Le gain de performance était considérable. La précision, comparée aux T-55A ordinaires, était 6,4 fois meilleure lors de tirs stationnaires, 3,6 fois meilleures lors de tirs suivant un bref arrêt, et 3 fois meilleure lors des tirs en mouvement. Lors des entraînements, les équipages militaires standards étaient capables de toucher 47, 9 % de leurs cibles dès le premier tir, ce qui était 3 fois mieux qu'avec un T-55A ordinaire.
Le véhicule disposait également d'un avertisseur de désignation laser SDIO. Les capteurs couvraient 4 secteurs.
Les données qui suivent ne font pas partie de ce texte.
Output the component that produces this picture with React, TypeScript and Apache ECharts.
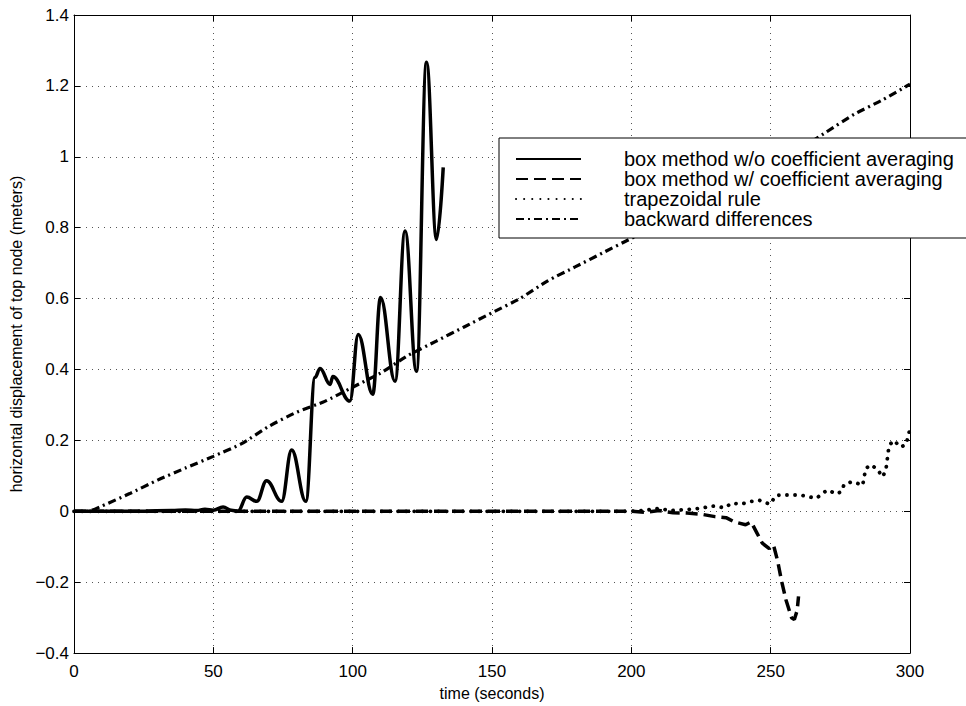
import React, { useEffect, useRef } from "react";
import * as echarts from "echarts";

const seriesNames = [
  "box method w/o coefficient averaging",
  "box method w/ coefficient averaging",
  "trapezoidal rule",
  "backward differences",
];

const xTicks = [0, 50, 100, 150, 200, 250, 300];

// box method w/o coefficient averaging (solid)
const solidT = [0, 20, 35, 40, 44, 47, 50, 53.5, 56.5, 58.8, 62, 65.6, 69.1, 74.5, 78.1, 83.2, 86.5, 88.3, 91.9, 92.9, 99, 102, 107.2, 110, 115.2, 118.8, 122.9, 126.5, 130.1, 132.5];
const solidV = [0, 0, 0.002, 0.004, 0.002, 0.006, 0.003, 0.012, 0.003, 0.0, 0.04, 0.028, 0.086, 0.028, 0.173, 0.028, 0.378, 0.403, 0.358, 0.38, 0.311, 0.499, 0.33, 0.603, 0.367, 0.791, 0.395, 1.267, 0.767, 0.97];

// box method w/ coefficient averaging (dashed)
const dashT = [0, 200, 205, 210, 215, 220, 225, 230, 234, 237, 241, 243, 245, 247, 249.5, 251, 252.5, 254, 255.5, 257.5, 258.5, 259.5, 260];
const dashV = [0, 0, -0.003, 0.002, -0.004, -0.005, -0.008, -0.015, -0.018, -0.03, -0.038, -0.03, -0.06, -0.09, -0.105, -0.095, -0.14, -0.2, -0.25, -0.3, -0.305, -0.28, -0.24];

// trapezoidal rule (dotted)
const dotT = [0, 200, 205, 210, 214, 218, 222, 226, 229, 233.6, 236, 239.3, 243, 246, 249.7, 252, 255, 260.5, 263.5, 266.5, 268.9, 270.7, 273.4, 275.5, 276.3, 279, 280.8, 283, 284.1, 285.8, 288.2, 290.1, 291.3, 292.5, 294.2, 296.6, 298.5, 299.3, 300];
const dotV = [0, 0, 0.003, 0.008, 0.002, 0.004, 0.006, 0.01, 0.015, 0.01, 0.023, 0.02, 0.028, 0.031, 0.02, 0.045, 0.046, 0.046, 0.041, 0.037, 0.053, 0.06, 0.049, 0.056, 0.075, 0.083, 0.08, 0.073, 0.12, 0.131, 0.12, 0.097, 0.114, 0.186, 0.2, 0.181, 0.188, 0.209, 0.234];

// backward differences (dash-dot)
const bdT = [0, 5, 10, 20, 30, 40, 50, 60, 70, 80, 90, 100, 110, 120, 130, 140, 150, 160, 170, 180, 190, 200, 210, 220, 230, 240, 250, 260, 270, 280, 290, 300];
const bdV = [0, 0, 0.015, 0.05, 0.088, 0.122, 0.155, 0.19, 0.24, 0.28, 0.31, 0.35, 0.39, 0.44, 0.48, 0.52, 0.56, 0.6, 0.65, 0.69, 0.73, 0.77, 0.81, 0.85, 0.89, 0.93, 0.98, 1.02, 1.07, 1.12, 1.16, 1.205];

const pairs = (t: number[], v: number[]) => t.map((x, i) => [x, v[i]]);

const FONT = "'Liberation Sans', Arial, Helvetica, sans-serif";

export default function App() {
  const ref = useRef<HTMLDivElement>(null);
  useEffect(() => {
    if (!ref.current) return;
    const chart = echarts.init(ref.current, undefined, { renderer: "svg" });
    const grid = "#555";
    const fmtY = (v: number) => {
      const r = Math.round(v * 10) / 10;
      return String(r).replace("-", "\u2212");
    };
    const option: any = {
      animation: false,
      backgroundColor: "#fff",
      textStyle: { fontFamily: FONT, color: "#000" },
      grid: { left: 74, right: 56, top: 15, bottom: 52, containLabel: false },
      legend: {
        orient: "vertical",
        left: 499,
        top: 138,
        data: seriesNames,
        backgroundColor: "#fff",
        borderColor: "#000",
        borderWidth: 1,
        borderRadius: 0,
        padding: [11, 40, 9, 16],
        itemWidth: 65,
        itemHeight: 14,
        itemGap: 0,
        selectedMode: false,
        itemStyle: { color: "rgba(0,0,0,0)", borderWidth: 0, opacity: 0 },
        textStyle: { fontSize: 20, color: "#000", fontFamily: FONT, padding: [0, 0, 0, 38] },
      },
      xAxis: [
        {
          type: "value",
          min: 0,
          max: 300,
          interval: 50,
          name: "time (seconds)",
          nameLocation: "middle",
          nameGap: 30,
          nameTextStyle: { fontSize: 16, color: "#000", fontFamily: FONT },
          axisLine: { show: true, onZero: false, lineStyle: { color: "#000", width: 1 } },
          axisTick: { show: true, inside: true, length: 6, lineStyle: { color: "#000" } },
          axisLabel: { fontSize: 17, color: "#000", margin: 10, fontFamily: FONT },
          splitLine: { show: true, lineStyle: { color: grid, width: 1, type: [1, 5] } },
        },
        {
          type: "value",
          position: "top",
          min: 0,
          max: 300,
          interval: 50,
          axisLine: { show: true, onZero: false, lineStyle: { color: "#000", width: 1 } },
          axisTick: { show: true, inside: true, length: 6, lineStyle: { color: "#000" } },
          axisLabel: { show: false },
          splitLine: { show: false },
        },
      ],
      yAxis: [
        {
          type: "value",
          min: -0.4,
          max: 1.4,
          interval: 0.2,
          name: "horizontal displacement of top node (meters)",
          nameLocation: "middle",
          nameGap: 46,
          nameTextStyle: { fontSize: 16, color: "#000", fontFamily: FONT },
          axisLine: { show: true, onZero: false, lineStyle: { color: "#000", width: 1 } },
          axisTick: { show: true, inside: true, length: 6, lineStyle: { color: "#000" } },
          axisLabel: { fontSize: 17, color: "#000", margin: 5, formatter: fmtY, fontFamily: FONT },
          splitLine: { show: true, lineStyle: { color: grid, width: 1, type: [1, 5] } },
        },
        {
          type: "value",
          position: "right",
          min: -0.4,
          max: 1.4,
          interval: 0.2,
          axisLine: { show: true, onZero: false, lineStyle: { color: "#000", width: 1 } },
          axisTick: { show: true, inside: true, length: 6, lineStyle: { color: "#000" } },
          axisLabel: { show: false },
          splitLine: { show: false },
        },
      ],
      series: [
        {
          name: seriesNames[3],
          type: "line",
          data: pairs(bdT, bdV),
          symbol: "none",
          smooth: 0.2,
          lineStyle: { color: "#000", width: 3.2, type: [8, 4, 2, 4] },
          itemStyle: { color: "#000" },
          z: 3,
        },
        {
          name: seriesNames[2],
          type: "line",
          data: pairs(dotT, dotV),
          symbol: "none",
          lineStyle: { color: "#000", width: 3.8, type: [0.1, 8], cap: "round" },
          itemStyle: { color: "#000" },
          z: 3,
        },
        {
          name: seriesNames[1],
          type: "line",
          data: pairs(dashT, dashV),
          symbol: "none",
          lineStyle: { color: "#000", width: 3.5, type: [12, 6] },
          itemStyle: { color: "#000" },
          z: 3,
        },
        {
          name: seriesNames[0],
          type: "line",
          data: pairs(solidT, solidV),
          symbol: "none",
          smooth: 0.4,
          smoothMonotone: "x",
          lineStyle: { color: "#000", width: 3.5 },
          itemStyle: { color: "#000" },
          z: 4,
        },
      ],
    };
    chart.setOption(option);
    return () => chart.dispose();
  }, []);
  return (
    <div
      ref={ref}
      style={{ position: "absolute", left: 0, top: 0, width: 966, height: 706 }}
    />
  );
}
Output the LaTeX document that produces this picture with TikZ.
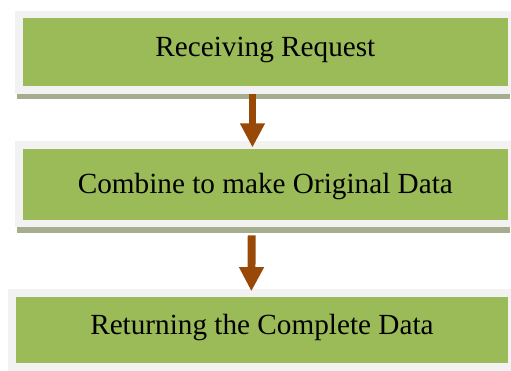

Chaque secteur était large de 90° et d'un angle de +/- 45 degrés. Les ondes mesurées allaient de 0,85 à 1,065 µm, la distance détectable maximale d'un laser d'une puissance de 1 MW était de 5 km.
Cependant, l'introduction du système Kladivo et de ses pièces avait un coût. Le poids du véhicule augmentait d'environ 500 kg et la quantité de munitions passait de 43 à 38 obus, selon la composition suivante :
- 18 obus HE
- 4 obus AP
- 6 obus HEAT
- 10 obus APFSDS
Les obus AP et APFSDS étaient probablement transportés pour des raisons économiques – des AP simples fonctionnaient très bien contre des cibles faciles et de grandes quantités de ces obus étaient disponibles depuis la production des premiers T-54/55. Le blindage n'avait pas bougé depuis les T-55 et T-55A, tout comme le moteur (un diesel V-55A V12 développant 570 chevaux).
Cependant, les T-55AM1 n'étaient pas fabriqués de A à Z. En fait, entre 1981 et 1985, un certain nombre de tanks T-55A furent convertis à la norme T-55AM1 à l'usine de réparation 025 à Nový Jičín (VOP 025).
T-55AM2
Le nombre de chars convertis n'est pas déterminé. Nous savons que les 40 premiers véhicules ont été livrés à l'armée en 1982 et environ 1 200 véhicules ont été convertis du standard AM1 au standard AM2. D'après certaines sources, il y avait approximativement 450 T-55AM2 au total, ce qui laisse approximativement 750 T-55A modernisés au standard T-55AM1. Des estimations confirmées par le comptage militaire officiel d'avant 1989 : 760 véhicules modernisés furent reportés comme étant actifs fin 1985.
Les chars T-54/55 restèrent en service dans l'armée tchécoslovaque jusque dans les années 2000, date à laquelle ils furent retirés et revendus pour la plupart à des pays étrangers.
Les T-55AM1 ne furent pas largement exportés. Quelques-uns furent vendus au Cambodge en 1994 et un nombre limité fut exporté au Yémen entre 1999 et 2000 (97 T-55 de divers types). Certains de ces T-55AM1 furent aperçus lors de la guerre civile qui fait rage actuellement.
Les T-55AM1 tchécoslovaques sont habituellement éclipsés par la 2e étape du programme de développement qui a commencé en 1985, appelée T-55AM2/AM2B, un véhicule qui sera abordé dans un article ultérieur. En dépit de cela, le T-55AM1 était une variante efficace du T-55, et ne doit pas être oublié par l'histoire.